Physical examination and laboratory work-up were within normal limits. Needle biopsy revealed cystic fluid material, epithelial cells were not seen. We undertook surgical exploration. Anterior thoracotomy was performed. The tumor was localized below innominate vein. Separation of superior vena cava and the aota and retraction of the right main pulmonary artery inferiorly, exposed the tumor (10x8x6cm) which was solid, encapsulated and easily extracted.
An adjacent mass neigbouring left atrium and left ventricle with cystic and solid components was detected. And resected. Histopathological examination of the resected specimen revealed a thymoma stage I, with cystic appearence (Figure 2) (the classification of Masaoka) (5). The postoperative course was uncomplicated.
The mediastimun is tightly packed with intertwined organs and conduits. Shields' -3-compartment model is the most accurate anatomic representation of the mediastinum, which consists of an anterior compartment, a visceral compartment, and the bilateral paravertebral sulci. The visceral compartment of Shields' mediastinal classification contains the heart, pericardium, and the major vessels leaving and entering this organ; the trachea and main bronchi; lymph nodes (paratracheal and tracheobronchial); and the phrenic and vagus nerves. Thymic lesions are classically found in the anterior compartment. Rarely, ectopic thymic tissue is present in the retroinnominate vein area (6). Ectopic thymomas are considered to arise from distributed thymic tissues as a result of failure to migrate into the anterosuperior mediastinum (4). Exceptionally, thymic tissue can be found with visceral, middle mediastinum, asinous observation. To our knowledge, middle mediastinal thymoma at the paracardiac region has previously been reported in only one case in the literature (4).

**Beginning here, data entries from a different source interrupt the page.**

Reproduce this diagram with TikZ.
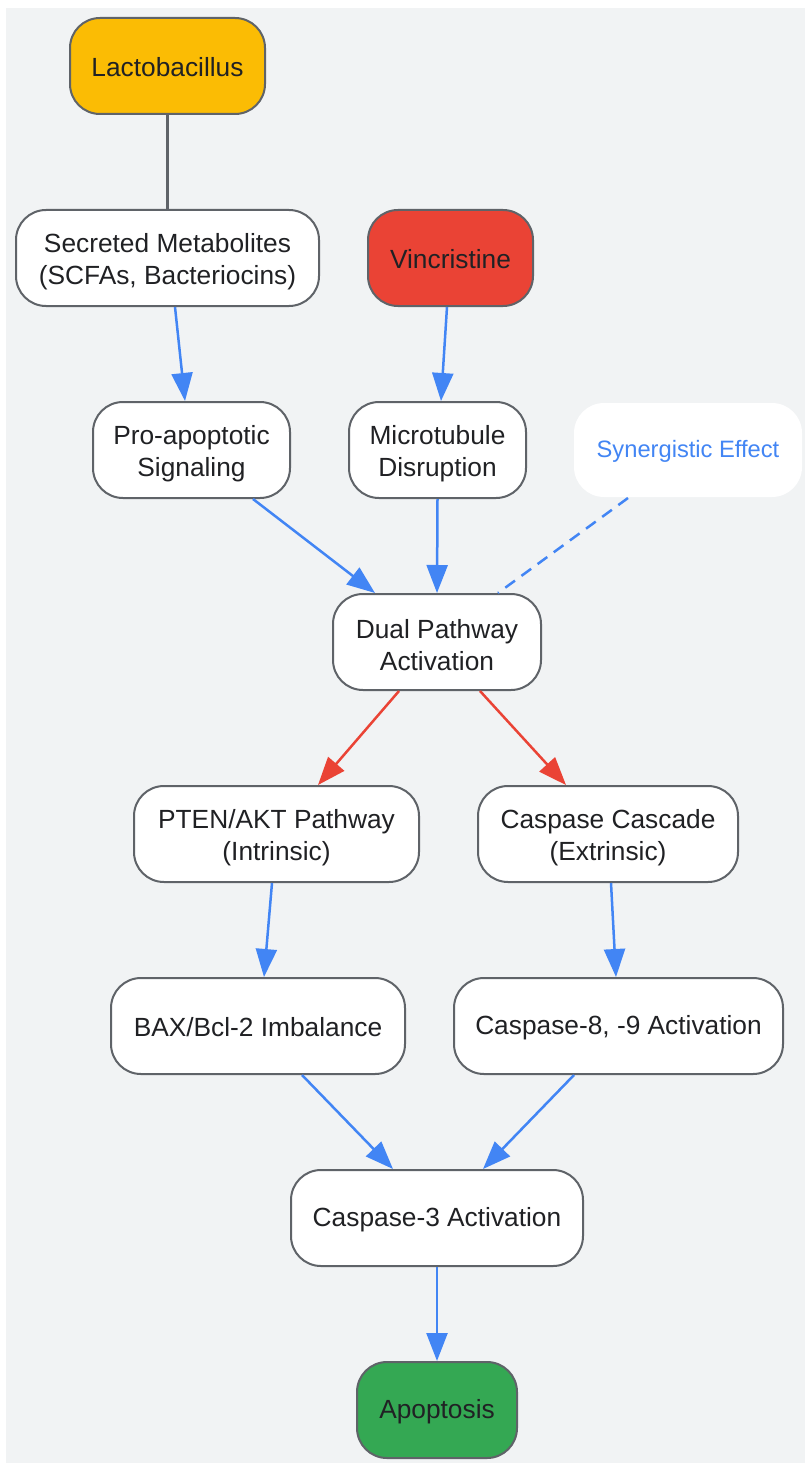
\documentclass[tikz,border=0pt]{standalone}
\usepackage{fontspec}
\setmainfont{Liberation Sans}
\usetikzlibrary{arrows.meta}
\definecolor{bgc}{HTML}{F1F3F4}
\definecolor{bordc}{HTML}{5F6368}
\definecolor{txtc}{HTML}{202124}
\definecolor{bluec}{HTML}{4285F4}
\definecolor{redc}{HTML}{EA4335}
\definecolor{yellowc}{HTML}{FBBC04}
\definecolor{greenc}{HTML}{34A853}
\tikzset{
  box/.style={draw=bordc, line width=2pt, rounded corners=30pt, fill=white,
    inner sep=0pt, minimum height=96pt},
  lbl/.style={text=txtc, align=center, inner sep=0pt, yshift=-3.5pt,
    font=\fontsize{26.3}{32}\selectfont},
  lbla/.style={lbl, yshift=2pt},
  arr/.style={draw=bluec, line width=2.5pt, -{Triangle[length=28pt,width=21pt]}},
  rarr/.style={draw=redc, line width=2.5pt, -{Triangle[length=28pt,width=21pt]}},
}
\begin{document}
\begin{tikzpicture}[x=1pt,y=-1pt]
\useasboundingbox (0,0) rectangle (805,1463);
\fill[bgc] (6,8) rectangle (805,1463);

\node[box, fill=yellowc, minimum width=195pt, label={[lbla]center:Lactobacillus}] (lac) at (167.5,66) {};
\node[box, minimum width=303pt, label={[lbl]center:{Secreted Metabolites\\(SCFAs, Bacteriocins)}}] (sec) at (167.5,258) {};
\node[box, fill=redc, minimum width=165pt, label={[lbla]center:Vincristine}] (vin) at (450.5,258) {};
\node[box, minimum width=197pt, label={[lbl]center:{Pro-apoptotic\\Signaling}}] (pro) at (191.5,450) {};
\node[box, minimum width=177pt, label={[lbl]center:{Microtubule\\Disruption}}] (mic) at (437.5,450) {};
\node[box, draw=none, minimum width=228pt, minimum height=94pt,
  label={[lbl, text=bluec, font=\fontsize{23.7}{28}\selectfont, yshift=2.5pt]center:Synergistic Effect}] (syn) at (688,450) {};
\node[box, minimum width=208pt, label={[lbl]center:{Dual Pathway\\Activation}}] (dual) at (437,642) {};
\node[box, minimum width=285pt, label={[lbl]center:{PTEN/AKT Pathway\\(Intrinsic)}}] (pten) at (276.5,834) {};
\node[box, minimum width=260pt, label={[lbl]center:{Caspase Cascade\\(Extrinsic)}}] (casc) at (608,834) {};
\node[box, minimum width=294pt, label={[lbla]center:BAX/Bcl-2 Imbalance}] (bax) at (258,1026) {};
\node[box, minimum width=329pt, label={[lbla]center:{Caspase-8, -9 Activation}}] (c89) at (618.5,1026) {};
\node[box, minimum width=292pt, label={[lbla]center:Caspase-3 Activation}] (c3) at (437,1218) {};
\node[box, fill=greenc, minimum width=160pt, label={[lbla]center:Apoptosis}] (apo) at (437,1410) {};

\draw[draw=bordc, line width=2.5pt] (lac.south) -- (sec.north);
\draw[arr] ([xshift=7.5pt]sec.south) -- ([xshift=-6.5pt]pro.north);
\draw[arr] ([xshift=-3.5pt]vin.south) -- ([xshift=3.5pt]mic.north);
\draw[arr] ([xshift=61.5pt]pro.south) -- ([xshift=-62pt]dual.north);
\draw[arr] (mic.south) -- (dual.north);
\draw[draw=bluec, line width=2.5pt, dash pattern=on 12pt off 8pt] ([xshift=-60pt]syn.south) -- ([xshift=61pt]dual.north);
\draw[rarr] ([xshift=-38pt]dual.south) -- ([xshift=41.5pt]pten.north);
\draw[rarr] ([xshift=43pt]dual.south) -- ([xshift=-42pt]casc.north);
\draw[arr] ([xshift=-4.5pt]pten.south) -- ([xshift=6pt]bax.north);
\draw[arr] ([xshift=3pt]casc.south) -- ([xshift=-2.5pt]c89.north);
\draw[arr] ([xshift=44pt]bax.south) -- ([xshift=-44pt]c3.north);
\draw[arr] ([xshift=-44.5pt]c89.south) -- ([xshift=46pt]c3.north);
\draw[arr] (c3.south) -- (apo.north);
\end{tikzpicture}
\end{document}
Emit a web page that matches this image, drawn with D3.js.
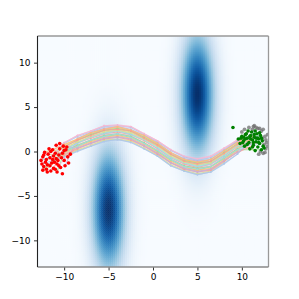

Most of the ectopic thymomas are detected by chest roentgenogram during a routine medical check-up in asymptomatic patients. Thirty % to 60% of these patients with thymoma may have myasthenia gravis.
Neddle biopsy is preferred for small and well-delineated lesions that on CT examination appear to be amenable to complete resection. Indeed in certain tumors, such as thymomas, cells shed from the tumor might implant in the adjacent mediastinal structures. Thymomas appear to have malignant potential. The overall rate of recurrence of thymoma is approximately 20%.
In a study of Morrissey et al, mediastinal biopsies with fine aspiration needles and allowed to differentiate thymoma from lymphoma (7). Encapsulation and resectability of thymoma is associated with good prognosis. Complete surgical resection is the cornerstone of curative therapy for encapsulated thymomas. For patients with encapsulated (stage I) thymoma, the role of adjuvant radiation therapy has not been evidenced (8).
Despite complete resection, noninvasive thymoma may recur postoperatively. Extended thymectomy, including the mediastinal adipose tissue and the retroinnominate vein area, should be undertaken in all patients with noninvasive thymoma.
In conclusion; thymomas should be considered in the differential diagnosis of masses at visceral mediastinum.